How does YOLOv8 reduce false recognition? How does it reduce false recognition of similar objects

First, modifying the model/training parameters is worth experimenting, however there are other “cheaper” (easier to test) methods you should explore first.

  1. Try training without augmenting your dataset. The YOLO training cycle includes augmentations during training, so it could be redundant and causing overfitting.
    • Additionally, a ±90° degree rotation is technically a different hand gesture :victory_hand:
  2. Unless you have a specific need to use YOLOv8n, try using a larger model, like YOLOv8s. Often times a slightly larger model can help considerably with classification performance.
    • Note: if using YOLOv8s causes and out of memory error, you can lower the batch size or you can freeze layers model.train(..., freeze=10) (freezes first 10 layers of model weights) which will reduce memory usage.

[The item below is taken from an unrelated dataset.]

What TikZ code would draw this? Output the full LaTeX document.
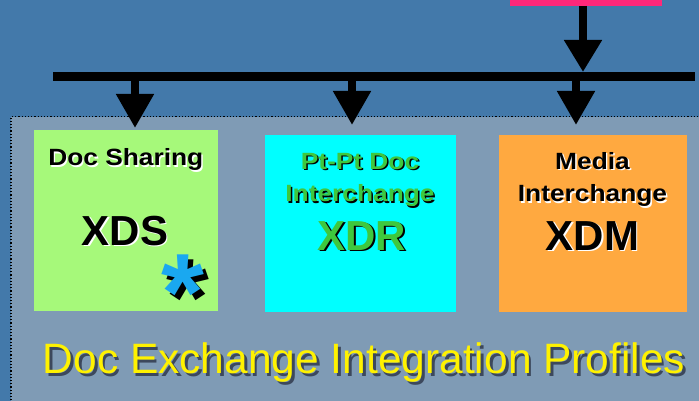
\documentclass[tikz,border=0pt]{standalone}
\usepackage{fontspec}
\setmainfont{Liberation Sans}
\newfontfamily\boxfont[FakeStretch=1.12]{Liberation Sans}
\usetikzlibrary{arrows.meta}
\definecolor{bgblue}{RGB}{67,121,170}
\definecolor{panel}{RGB}{127,155,181}
\definecolor{boxgreen}{RGB}{166,249,122}
\definecolor{boxcyan}{RGB}{0,255,255}
\definecolor{boxorange}{RGB}{255,169,64}
\definecolor{srcpink}{RGB}{255,40,122}
\definecolor{txtgreen}{RGB}{62,200,62}
\definecolor{starblue}{RGB}{26,168,240}
\definecolor{titleshadow}{RGB}{60,72,92}
% text with a drop shadow: #1 shadow colour, #2 x offset, #3 y offset, #4 text
\newcommand\shtext[4]{\makebox[0pt][l]{\kern#2\raisebox{-#3}{\textcolor{#1}{#4}}}#4}
\begin{document}
\begin{tikzpicture}[x=1pt,y=-1pt,
  box/.style={anchor=north west,inner sep=0pt,outer sep=0pt},
  lbl/.style={anchor=base,inner sep=0pt,font=\boxfont\bfseries\fontsize{23.5}{26}\selectfont},
  big/.style={anchor=base,inner sep=0pt,font=\bfseries\fontsize{42}{46}\selectfont},
  arr/.style={line width=8pt,black,-{Triangle[length=34pt,width=36pt]}}]
\useasboundingbox (0,0) rectangle (699,401);
\fill[bgblue] (0,0) rectangle (699,401);
\fill[panel] (11,116.7) rectangle (705,410);
\draw[black,dotted,line width=1.2pt] (11,410) -- (11,116.7) -- (705,116.7);
% source and bus
\node[box,fill=srcpink,minimum width=152pt,minimum height=16pt] (src) at (510,-10) {};
\node[box,fill=black,minimum width=642pt,minimum height=9pt] (bar) at (53,72) {};
% boxes
\node[box,fill=boxgreen,minimum width=184pt,minimum height=181pt] (xds) at (34,130) {};
\node[box,fill=boxcyan,minimum width=191pt,minimum height=177pt] (xdr) at (265,135) {};
\node[box,fill=boxorange,minimum width=188pt,minimum height=177pt] (xdm) at (499,135) {};
% arrows
\coordinate (c0) at (583,0);
\coordinate (a1) at (135,128);
\coordinate (a2) at (352,125);
\coordinate (a3) at (576,125);
\draw[arr,-{Triangle[length=32pt,width=36pt]}] (src.south -| c0) -- (bar.north -| c0);
\draw[arr] (bar.south -| a1) -- (a1);
\draw[arr] (bar.south -| a2) -- (a2);
\draw[arr] (bar.south -| a3) -- (a3);
% XDS texts
\node[lbl,black] (t1) at (125.8,165.7) {\shtext{white}{1.4pt}{1.4pt}{Doc Sharing}};
\node[big,black] (t2) at (125,245) {\shtext{white}{1.4pt}{1.4pt}{XDS}};
\node[anchor=base,inner sep=0pt,font=\bfseries\fontsize{110}{110}\selectfont,starblue] (star) at (180,330) {\shtext{black}{5pt}{5pt}{*}\kern-5pt};
% XDR texts
\node[lbl,txtgreen] (t3) at (360,169) {\shtext{black}{1.5pt}{1.5pt}{Pt-Pt Doc}};
\node[lbl,txtgreen] (t4) at (360,201.7) {\shtext{black}{1.5pt}{1.5pt}{Interchange}};
\node[big,txtgreen] (t5) at (361.7,250) {\shtext{black}{1.8pt}{1.8pt}{XDR}};
% XDM texts
\node[lbl,black] (t6) at (592.5,169) {\shtext{white}{1.4pt}{1.4pt}{Media}};
\node[lbl,black] (t7) at (592.5,201.7) {\shtext{white}{1.4pt}{1.4pt}{Interchange}};
\node[big,black] (t8) at (592.5,250) {\shtext{white}{1.4pt}{1.4pt}{XDM}};
% title
\node[anchor=base,inner sep=0pt,font=\fontsize{42.5}{46}\selectfont,yellow] (title) at (364,373.3) {\shtext{titleshadow}{2.7pt}{2.7pt}{Doc Exchange Integration Profiles}};
\end{tikzpicture}
\end{document}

  3. Label the other gestures as what they truly are, ‘okay’, ‘palm’, ‘fist’, etc. instead of just “other”. During model training, it optimizes for the best filters that will separate the objects into their respective classes. Since you’re working with hand gestures, the model will likely develop filters that are very good at recognizing hands versus any other object, but not necessarily a specific hand gesture. Without giving the model any additional information about the possible other states a hand could be shown (other hand gestures), it is more likely to falsely classify an incorrect hand gesture. When you gave the “other” category, it overfit to that category, because there are many more variations of the “not scissors” hand gesture. You should try labeling the other hand gestures you expect the model to see, even when you don’t care about them, as it will help the model separate those instances from the one you want.
  4. It would take a bit more work, but you could also try to use a segmentation model instead. A segmentation model needs contour data, which might help the model better distinguish the gesture you want versus all others. That’s because embedded into the contour information is the shape of the object, and for a hand gesture like “scissors”, it might be enough. I assume you have bounding box data at the moment, which you can use SAM2 to help with converting bounding boxes into contour annotations.